* _Work to be completed_
Repeat, exactly and completely, the material that follows. Omit the pictures.

* _Data section_

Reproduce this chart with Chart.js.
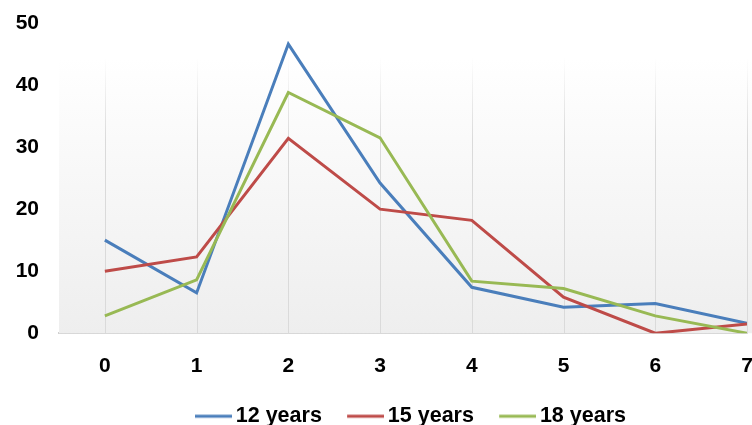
<!DOCTYPE html>
<html>
<head>
<meta charset="utf-8">
<script src="https://cdn.jsdelivr.net/npm/chart.js@4/dist/chart.umd.min.js"></script>
<style>
  html, body { margin: 0; padding: 0; background: #ffffff; }
  #wrap { width: 752px; height: 425px; position: relative; }
</style>
</head>
<body>
<div id="wrap"><canvas id="c" width="752" height="425"></canvas></div>
<script>
// Age at measurement (x) and values per cohort
const xValues = [0, 1, 2, 3, 4, 5, 6, 7];
const years12 = [15, 6.5, 46.6, 24.2, 7.4, 4.2, 4.8, 1.6];
const years15 = [10, 12.3, 31.4, 20, 18.2, 5.8, 0, 1.5];
const years18 = [2.8, 8.6, 38.8, 31.5, 8.4, 7.2, 2.8, 0];
const seriesNames = ['12 years', '15 years', '18 years'];
const seriesColors = ['#4a7ebb', '#be4b48', '#98b954'];
const yTicks = [0, 10, 20, 30, 40, 50];

const FONT = "'Liberation Sans', Arial, sans-serif";

function pts(vals) {
  return xValues.map((x, i) => ({ x: x, y: vals[i] }));
}

// Legend marker: a 37px line sitting in the right part of a wider transparent swatch,
// so it ends just before the label text
function swatch(color) {
  const c = document.createElement('canvas');
  c.width = 59; c.height = 6;
  const g = c.getContext('2d');
  g.strokeStyle = color;
  g.lineWidth = 3;
  g.beginPath();
  g.moveTo(22, 3);
  g.lineTo(59, 3);
  g.stroke();
  return c;
}

// Soft grey gradient panel behind the lines, plus faint vertical guides
const panelPlugin = {
  id: 'panel',
  beforeDatasetsDraw(chart) {
    const { ctx, chartArea, scales } = chart;
    const top = scales.y.getPixelForValue(44.4);
    const bottom = scales.y.getPixelForValue(0);
    const left = chartArea.left;
    const right = chart.width;
    ctx.save();
    const g = ctx.createLinearGradient(0, top, 0, bottom);
    g.addColorStop(0, '#ffffff');
    g.addColorStop(1, '#eeeeee');
    ctx.fillStyle = g;
    ctx.fillRect(left, top, right - left, bottom - top);
    ctx.lineWidth = 1;
    xValues.forEach(v => {
      const px = Math.round(scales.x.getPixelForValue(v)) + 0.5;
      const g2 = ctx.createLinearGradient(0, top, 0, bottom);
      g2.addColorStop(0, 'rgba(218,218,218,0)');
      g2.addColorStop(0.3, 'rgba(218,218,218,1)');
      ctx.strokeStyle = g2;
      ctx.beginPath();
      ctx.moveTo(px, top);
      ctx.lineTo(px, bottom);
      ctx.stroke();
    });
    ctx.restore();
  }
};

const seriesValues = [years12, years15, years18];

new Chart(document.getElementById('c'), {
  type: 'line',
  data: {
    datasets: seriesValues.map((vals, i) => ({
      label: seriesNames[i],
      data: pts(vals),
      borderColor: seriesColors[i],
      backgroundColor: seriesColors[i],
      borderWidth: 3,
      pointStyle: swatch(seriesColors[i]),
      order: 3 - i
    }))
  },
  options: {
    responsive: false,
    animation: false,
    devicePixelRatio: 1,
    layout: { padding: { top: 23, right: 5, left: 0, bottom: -12 } },
    elements: {
      line: { borderWidth: 3, tension: 0 },
      point: { radius: 0, hoverRadius: 0 }
    },
    scales: {
      x: {
        type: 'linear',
        min: -0.5,
        max: 7,
        afterBuildTicks(axis) { axis.ticks = xValues.map(v => ({ value: v })); },
        afterFit(axis) { axis.paddingRight = 0; axis.paddingLeft = 0; axis.height = 62; },
        grid: { display: false, drawTicks: false },
        border: { display: true, color: '#d0d0d0', width: 2 },
        ticks: {
          padding: 20,
          color: '#000000',
          font: { family: FONT, size: 21, weight: 'bold' },
          maxRotation: 0,
          autoSkip: false
        }
      },
      y: {
        min: 0,
        max: 50,
        afterBuildTicks(axis) { axis.ticks = yTicks.map(v => ({ value: v })); },
        afterFit(axis) { axis.width = 59; axis.paddingTop = 0; axis.paddingBottom = 0; },
        grid: { display: false, drawTicks: false },
        border: { display: false },
        ticks: {
          padding: 20,
          color: '#000000',
          font: { family: FONT, size: 21, weight: 'bold' }
        }
      }
    },
    plugins: {
      tooltip: { enabled: false },
      legend: {
        position: 'bottom',
        fullSize: false,
        labels: {
          usePointStyle: true,
          pointStyleWidth: 45,
          padding: 10.25,
          color: '#000000',
          font: { family: FONT, size: 21.5, weight: 'bold' },
          sort: (a, b) => a.datasetIndex - b.datasetIndex
        }
      }
    }
  },
  plugins: [panelPlugin]
});
</script>
</body>
</html>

* _Solution to this task_
Reproduce this chart with Chart.js.
<!DOCTYPE html>
<html>
<head>
<meta charset="utf-8">
<script src="https://cdn.jsdelivr.net/npm/chart.js@4/dist/chart.umd.min.js"></script>
<style>
  html, body { margin: 0; padding: 0; background: #ffffff; }
  #wrap { width: 752px; height: 425px; position: relative; }
</style>
</head>
<body>
<div id="wrap"><canvas id="c" width="752" height="425"></canvas></div>
<script>
// Age at measurement (x) and values per cohort
const xValues = [0, 1, 2, 3, 4, 5, 6, 7];
const years12 = [15, 6.5, 46.6, 24.2, 7.4, 4.2, 4.8, 1.6];
const years15 = [10, 12.3, 31.4, 20, 18.2, 5.8, 0, 1.5];
const years18 = [2.8, 8.6, 38.8, 31.5, 8.4, 7.2, 2.8, 0];
const seriesNames = ['12 years', '15 years', '18 years'];
const seriesColors = ['#4a7ebb', '#be4b48', '#98b954'];
const yTicks = [0, 10, 20, 30, 40, 50];

const FONT = "'Liberation Sans', Arial, sans-serif";

function pts(vals) {
  return xValues.map((x, i) => ({ x: x, y: vals[i] }));
}

// Legend marker: a 37px line sitting in the right part of a wider transparent swatch,
// so it ends just before the label text
function swatch(color) {
  const c = document.createElement('canvas');
  c.width = 59; c.height = 6;
  const g = c.getContext('2d');
  g.strokeStyle = color;
  g.lineWidth = 3;
  g.beginPath();
  g.moveTo(22, 3);
  g.lineTo(59, 3);
  g.stroke();
  return c;
}

// Soft grey gradient panel behind the lines, plus faint vertical guides
const panelPlugin = {
  id: 'panel',
  beforeDatasetsDraw(chart) {
    const { ctx, chartArea, scales } = chart;
    const top = scales.y.getPixelForValue(44.4);
    const bottom = scales.y.getPixelForValue(0);
    const left = chartArea.left;
    const right = chart.width;
    ctx.save();
    const g = ctx.createLinearGradient(0, top, 0, bottom);
    g.addColorStop(0, '#ffffff');
    g.addColorStop(1, '#eeeeee');
    ctx.fillStyle = g;
    ctx.fillRect(left, top, right - left, bottom - top);
    ctx.lineWidth = 1;
    xValues.forEach(v => {
      const px = Math.round(scales.x.getPixelForValue(v)) + 0.5;
      const g2 = ctx.createLinearGradient(0, top, 0, bottom);
      g2.addColorStop(0, 'rgba(218,218,218,0)');
      g2.addColorStop(0.3, 'rgba(218,218,218,1)');
      ctx.strokeStyle = g2;
      ctx.beginPath();
      ctx.moveTo(px, top);
      ctx.lineTo(px, bottom);
      ctx.stroke();
    });
    ctx.restore();
  }
};

const seriesValues = [years12, years15, years18];

new Chart(document.getElementById('c'), {
  type: 'line',
  data: {
    datasets: seriesValues.map((vals, i) => ({
      label: seriesNames[i],
      data: pts(vals),
      borderColor: seriesColors[i],
      backgroundColor: seriesColors[i],
      borderWidth: 3,
      pointStyle: swatch(seriesColors[i]),
      order: 3 - i
    }))
  },
  options: {
    responsive: false,
    animation: false,
    devicePixelRatio: 1,
    layout: { padding: { top: 23, right: 5, left: 0, bottom: -12 } },
    elements: {
      line: { borderWidth: 3, tension: 0 },
      point: { radius: 0, hoverRadius: 0 }
    },
    scales: {
      x: {
        type: 'linear',
        min: -0.5,
        max: 7,
        afterBuildTicks(axis) { axis.ticks = xValues.map(v => ({ value: v })); },
        afterFit(axis) { axis.paddingRight = 0; axis.paddingLeft = 0; axis.height = 62; },
        grid: { display: false, drawTicks: false },
        border: { display: true, color: '#d0d0d0', width: 2 },
        ticks: {
          padding: 20,
          color: '#000000',
          font: { family: FONT, size: 21, weight: 'bold' },
          maxRotation: 0,
          autoSkip: false
        }
      },
      y: {
        min: 0,
        max: 50,
        afterBuildTicks(axis) { axis.ticks = yTicks.map(v => ({ value: v })); },
        afterFit(axis) { axis.width = 59; axis.paddingTop = 0; axis.paddingBottom = 0; },
        grid: { display: false, drawTicks: false },
        border: { display: false },
        ticks: {
          padding: 20,
          color: '#000000',
          font: { family: FONT, size: 21, weight: 'bold' }
        }
      }
    },
    plugins: {
      tooltip: { enabled: false },
      legend: {
        position: 'bottom',
        fullSize: false,
        labels: {
          usePointStyle: true,
          pointStyleWidth: 45,
          padding: 10.25,
          color: '#000000',
          font: { family: FONT, size: 21.5, weight: 'bold' },
          sort: (a, b) => a.datasetIndex - b.datasetIndex
        }
      }
    }
  },
  plugins: [panelPlugin]
});
</script>
</body>
</html>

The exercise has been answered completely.